EXERCISE PROMPT: Copy the material that follows word for word and omit its pictures.

DATA EXCERPT:
##############################
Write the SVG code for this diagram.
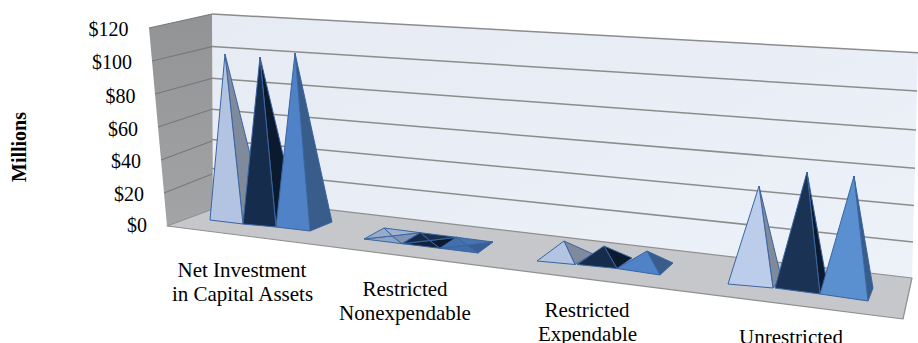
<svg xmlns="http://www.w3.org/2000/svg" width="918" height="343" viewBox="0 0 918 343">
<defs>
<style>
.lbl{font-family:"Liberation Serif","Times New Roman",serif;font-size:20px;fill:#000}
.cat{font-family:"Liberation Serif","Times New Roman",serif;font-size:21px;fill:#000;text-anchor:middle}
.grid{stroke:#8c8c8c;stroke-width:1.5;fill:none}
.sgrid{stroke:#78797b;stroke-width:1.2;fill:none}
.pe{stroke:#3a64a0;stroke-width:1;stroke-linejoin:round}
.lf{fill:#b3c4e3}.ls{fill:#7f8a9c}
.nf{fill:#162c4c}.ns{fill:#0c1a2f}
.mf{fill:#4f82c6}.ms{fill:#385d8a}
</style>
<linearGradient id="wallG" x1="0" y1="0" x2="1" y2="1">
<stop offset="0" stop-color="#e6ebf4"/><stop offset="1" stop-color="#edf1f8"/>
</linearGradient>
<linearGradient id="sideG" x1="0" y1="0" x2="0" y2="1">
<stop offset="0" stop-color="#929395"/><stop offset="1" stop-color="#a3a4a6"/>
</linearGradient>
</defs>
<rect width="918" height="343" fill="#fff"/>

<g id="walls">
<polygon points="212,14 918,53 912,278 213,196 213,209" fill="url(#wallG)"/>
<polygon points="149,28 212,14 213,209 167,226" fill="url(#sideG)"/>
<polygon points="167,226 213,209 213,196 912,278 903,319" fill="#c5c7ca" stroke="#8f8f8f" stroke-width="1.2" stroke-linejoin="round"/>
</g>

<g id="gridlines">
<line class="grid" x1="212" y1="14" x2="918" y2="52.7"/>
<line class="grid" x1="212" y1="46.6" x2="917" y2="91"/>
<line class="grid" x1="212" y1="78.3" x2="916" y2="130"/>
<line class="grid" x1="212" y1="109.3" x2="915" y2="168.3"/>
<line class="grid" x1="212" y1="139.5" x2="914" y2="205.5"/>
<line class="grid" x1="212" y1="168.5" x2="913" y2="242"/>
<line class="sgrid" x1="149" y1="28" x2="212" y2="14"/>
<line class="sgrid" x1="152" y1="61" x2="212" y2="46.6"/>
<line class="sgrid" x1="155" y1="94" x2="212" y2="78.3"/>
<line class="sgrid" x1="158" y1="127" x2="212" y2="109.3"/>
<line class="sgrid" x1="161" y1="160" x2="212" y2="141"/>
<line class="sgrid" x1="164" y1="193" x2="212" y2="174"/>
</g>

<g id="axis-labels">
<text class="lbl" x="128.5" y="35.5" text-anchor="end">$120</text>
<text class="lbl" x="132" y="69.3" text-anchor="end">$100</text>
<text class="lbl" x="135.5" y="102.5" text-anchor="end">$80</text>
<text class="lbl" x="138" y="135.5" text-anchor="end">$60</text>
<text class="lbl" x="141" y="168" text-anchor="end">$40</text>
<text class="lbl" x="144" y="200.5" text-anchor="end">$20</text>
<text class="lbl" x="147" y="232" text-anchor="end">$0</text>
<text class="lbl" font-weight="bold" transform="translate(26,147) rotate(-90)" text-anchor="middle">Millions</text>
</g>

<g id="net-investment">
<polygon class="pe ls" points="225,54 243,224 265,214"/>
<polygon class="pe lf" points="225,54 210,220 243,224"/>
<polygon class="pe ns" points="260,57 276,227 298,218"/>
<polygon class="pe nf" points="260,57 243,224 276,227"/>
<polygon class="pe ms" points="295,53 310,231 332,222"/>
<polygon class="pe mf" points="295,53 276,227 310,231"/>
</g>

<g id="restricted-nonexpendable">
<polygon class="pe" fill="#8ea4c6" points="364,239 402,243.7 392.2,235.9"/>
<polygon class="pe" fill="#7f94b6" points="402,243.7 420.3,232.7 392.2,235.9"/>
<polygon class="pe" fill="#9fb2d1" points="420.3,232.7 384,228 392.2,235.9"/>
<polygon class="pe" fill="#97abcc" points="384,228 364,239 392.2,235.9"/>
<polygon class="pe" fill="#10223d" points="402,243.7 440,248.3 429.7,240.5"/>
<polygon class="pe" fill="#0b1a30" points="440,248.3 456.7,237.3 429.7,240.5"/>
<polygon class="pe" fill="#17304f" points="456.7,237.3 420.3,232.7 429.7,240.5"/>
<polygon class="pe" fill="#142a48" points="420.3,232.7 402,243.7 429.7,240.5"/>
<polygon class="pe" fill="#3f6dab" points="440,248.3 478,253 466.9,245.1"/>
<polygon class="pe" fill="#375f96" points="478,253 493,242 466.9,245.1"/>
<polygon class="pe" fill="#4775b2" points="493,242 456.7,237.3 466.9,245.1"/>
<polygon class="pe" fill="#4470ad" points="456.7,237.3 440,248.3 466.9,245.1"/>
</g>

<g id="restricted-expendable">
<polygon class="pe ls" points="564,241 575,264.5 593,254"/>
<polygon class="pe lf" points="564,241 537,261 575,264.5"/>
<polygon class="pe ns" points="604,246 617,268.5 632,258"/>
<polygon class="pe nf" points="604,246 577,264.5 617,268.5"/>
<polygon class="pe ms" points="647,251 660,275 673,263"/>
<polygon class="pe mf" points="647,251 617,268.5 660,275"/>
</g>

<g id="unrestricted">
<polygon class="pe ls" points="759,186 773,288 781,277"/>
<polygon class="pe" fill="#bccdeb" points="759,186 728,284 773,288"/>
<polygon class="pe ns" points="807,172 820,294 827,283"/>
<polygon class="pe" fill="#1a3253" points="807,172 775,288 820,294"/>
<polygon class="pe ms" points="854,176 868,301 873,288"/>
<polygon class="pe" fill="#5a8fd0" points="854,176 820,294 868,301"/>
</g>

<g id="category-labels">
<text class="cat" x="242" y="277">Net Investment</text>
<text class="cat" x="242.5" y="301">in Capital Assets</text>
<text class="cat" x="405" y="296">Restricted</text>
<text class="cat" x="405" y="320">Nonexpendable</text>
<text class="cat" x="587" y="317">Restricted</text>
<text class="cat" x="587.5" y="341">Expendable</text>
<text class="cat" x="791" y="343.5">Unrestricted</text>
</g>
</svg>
##############################
SOLUTION TO THE PROBLEM:
Write the SVG code for this diagram.
<svg xmlns="http://www.w3.org/2000/svg" width="918" height="343" viewBox="0 0 918 343">
<defs>
<style>
.lbl{font-family:"Liberation Serif","Times New Roman",serif;font-size:20px;fill:#000}
.cat{font-family:"Liberation Serif","Times New Roman",serif;font-size:21px;fill:#000;text-anchor:middle}
.grid{stroke:#8c8c8c;stroke-width:1.5;fill:none}
.sgrid{stroke:#78797b;stroke-width:1.2;fill:none}
.pe{stroke:#3a64a0;stroke-width:1;stroke-linejoin:round}
.lf{fill:#b3c4e3}.ls{fill:#7f8a9c}
.nf{fill:#162c4c}.ns{fill:#0c1a2f}
.mf{fill:#4f82c6}.ms{fill:#385d8a}
</style>
<linearGradient id="wallG" x1="0" y1="0" x2="1" y2="1">
<stop offset="0" stop-color="#e6ebf4"/><stop offset="1" stop-color="#edf1f8"/>
</linearGradient>
<linearGradient id="sideG" x1="0" y1="0" x2="0" y2="1">
<stop offset="0" stop-color="#929395"/><stop offset="1" stop-color="#a3a4a6"/>
</linearGradient>
</defs>
<rect width="918" height="343" fill="#fff"/>

<g id="walls">
<polygon points="212,14 918,53 912,278 213,196 213,209" fill="url(#wallG)"/>
<polygon points="149,28 212,14 213,209 167,226" fill="url(#sideG)"/>
<polygon points="167,226 213,209 213,196 912,278 903,319" fill="#c5c7ca" stroke="#8f8f8f" stroke-width="1.2" stroke-linejoin="round"/>
</g>

<g id="gridlines">
<line class="grid" x1="212" y1="14" x2="918" y2="52.7"/>
<line class="grid" x1="212" y1="46.6" x2="917" y2="91"/>
<line class="grid" x1="212" y1="78.3" x2="916" y2="130"/>
<line class="grid" x1="212" y1="109.3" x2="915" y2="168.3"/>
<line class="grid" x1="212" y1="139.5" x2="914" y2="205.5"/>
<line class="grid" x1="212" y1="168.5" x2="913" y2="242"/>
<line class="sgrid" x1="149" y1="28" x2="212" y2="14"/>
<line class="sgrid" x1="152" y1="61" x2="212" y2="46.6"/>
<line class="sgrid" x1="155" y1="94" x2="212" y2="78.3"/>
<line class="sgrid" x1="158" y1="127" x2="212" y2="109.3"/>
<line class="sgrid" x1="161" y1="160" x2="212" y2="141"/>
<line class="sgrid" x1="164" y1="193" x2="212" y2="174"/>
</g>

<g id="axis-labels">
<text class="lbl" x="128.5" y="35.5" text-anchor="end">$120</text>
<text class="lbl" x="132" y="69.3" text-anchor="end">$100</text>
<text class="lbl" x="135.5" y="102.5" text-anchor="end">$80</text>
<text class="lbl" x="138" y="135.5" text-anchor="end">$60</text>
<text class="lbl" x="141" y="168" text-anchor="end">$40</text>
<text class="lbl" x="144" y="200.5" text-anchor="end">$20</text>
<text class="lbl" x="147" y="232" text-anchor="end">$0</text>
<text class="lbl" font-weight="bold" transform="translate(26,147) rotate(-90)" text-anchor="middle">Millions</text>
</g>

<g id="net-investment">
<polygon class="pe ls" points="225,54 243,224 265,214"/>
<polygon class="pe lf" points="225,54 210,220 243,224"/>
<polygon class="pe ns" points="260,57 276,227 298,218"/>
<polygon class="pe nf" points="260,57 243,224 276,227"/>
<polygon class="pe ms" points="295,53 310,231 332,222"/>
<polygon class="pe mf" points="295,53 276,227 310,231"/>
</g>

<g id="restricted-nonexpendable">
<polygon class="pe" fill="#8ea4c6" points="364,239 402,243.7 392.2,235.9"/>
<polygon class="pe" fill="#7f94b6" points="402,243.7 420.3,232.7 392.2,235.9"/>
<polygon class="pe" fill="#9fb2d1" points="420.3,232.7 384,228 392.2,235.9"/>
<polygon class="pe" fill="#97abcc" points="384,228 364,239 392.2,235.9"/>
<polygon class="pe" fill="#10223d" points="402,243.7 440,248.3 429.7,240.5"/>
<polygon class="pe" fill="#0b1a30" points="440,248.3 456.7,237.3 429.7,240.5"/>
<polygon class="pe" fill="#17304f" points="456.7,237.3 420.3,232.7 429.7,240.5"/>
<polygon class="pe" fill="#142a48" points="420.3,232.7 402,243.7 429.7,240.5"/>
<polygon class="pe" fill="#3f6dab" points="440,248.3 478,253 466.9,245.1"/>
<polygon class="pe" fill="#375f96" points="478,253 493,242 466.9,245.1"/>
<polygon class="pe" fill="#4775b2" points="493,242 456.7,237.3 466.9,245.1"/>
<polygon class="pe" fill="#4470ad" points="456.7,237.3 440,248.3 466.9,245.1"/>
</g>

<g id="restricted-expendable">
<polygon class="pe ls" points="564,241 575,264.5 593,254"/>
<polygon class="pe lf" points="564,241 537,261 575,264.5"/>
<polygon class="pe ns" points="604,246 617,268.5 632,258"/>
<polygon class="pe nf" points="604,246 577,264.5 617,268.5"/>
<polygon class="pe ms" points="647,251 660,275 673,263"/>
<polygon class="pe mf" points="647,251 617,268.5 660,275"/>
</g>

<g id="unrestricted">
<polygon class="pe ls" points="759,186 773,288 781,277"/>
<polygon class="pe" fill="#bccdeb" points="759,186 728,284 773,288"/>
<polygon class="pe ns" points="807,172 820,294 827,283"/>
<polygon class="pe" fill="#1a3253" points="807,172 775,288 820,294"/>
<polygon class="pe ms" points="854,176 868,301 873,288"/>
<polygon class="pe" fill="#5a8fd0" points="854,176 820,294 868,301"/>
</g>

<g id="category-labels">
<text class="cat" x="242" y="277">Net Investment</text>
<text class="cat" x="242.5" y="301">in Capital Assets</text>
<text class="cat" x="405" y="296">Restricted</text>
<text class="cat" x="405" y="320">Nonexpendable</text>
<text class="cat" x="587" y="317">Restricted</text>
<text class="cat" x="587.5" y="341">Expendable</text>
<text class="cat" x="791" y="343.5">Unrestricted</text>
</g>
</svg>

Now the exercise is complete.